Has the behavior of numpy.in1d changed when passing a set?

Question

I'm getting different behavior from in1d depending on which machine I run my script on. On my desktop (numpy version 1.6.2) I try

x = np.array('a b c d e f g h i j'.split()) 
np.in1d(x, set(['f', 'e', 'r']))
array([False, False, False, False,  True,  True, False, False, False, False], dtype=bool)

which is what I expected. On my laptop (version 1.8.1) The result is all False, which is not what I want.

Playing around a little, I discovered that

np.in1d(x, ['f', 'e', 'r'])

works in both versions, but I don't understand why the function doesn't behave as expected when passed a set.

Answer 1

I do not know when/if a change was made, but this is because the second argument of np.in1d has to be an array-like.
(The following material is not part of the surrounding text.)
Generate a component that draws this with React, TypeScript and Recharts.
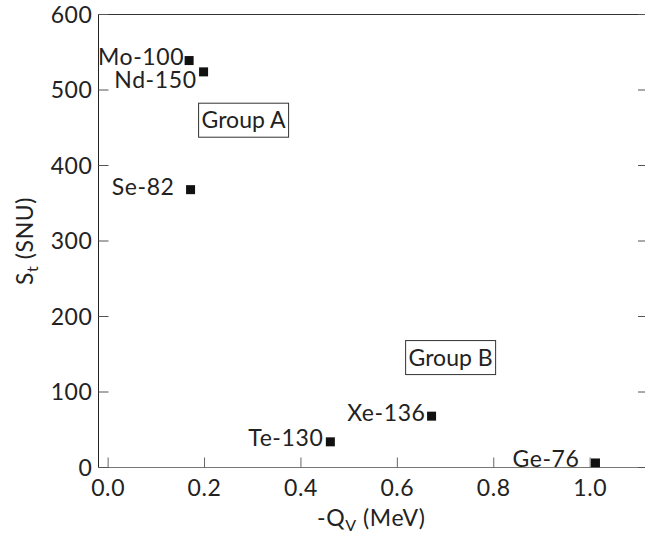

Sets are not array-likes because they are not ordered.

You can (kind of) see this issue if you try to convert a set to an array. Instead of a 1-d array like you might expect, you get a strange 0-d object.

a = np.array(set([1, 3, 5, 6]))

print(repr(a))
# array({1, 3, 5, 6}, dtype=object)

print(a.shape)
# ()

You could argue that it should raise an exception or something instead of simply going through with the operation, but that's how the code currently works. It doesn't seem like np.in1d (or any similar functions) will be modified, so it's best to get into the habit of converting sets to lists before passing them to numpy functions.

There is an existing issue regarding this on github.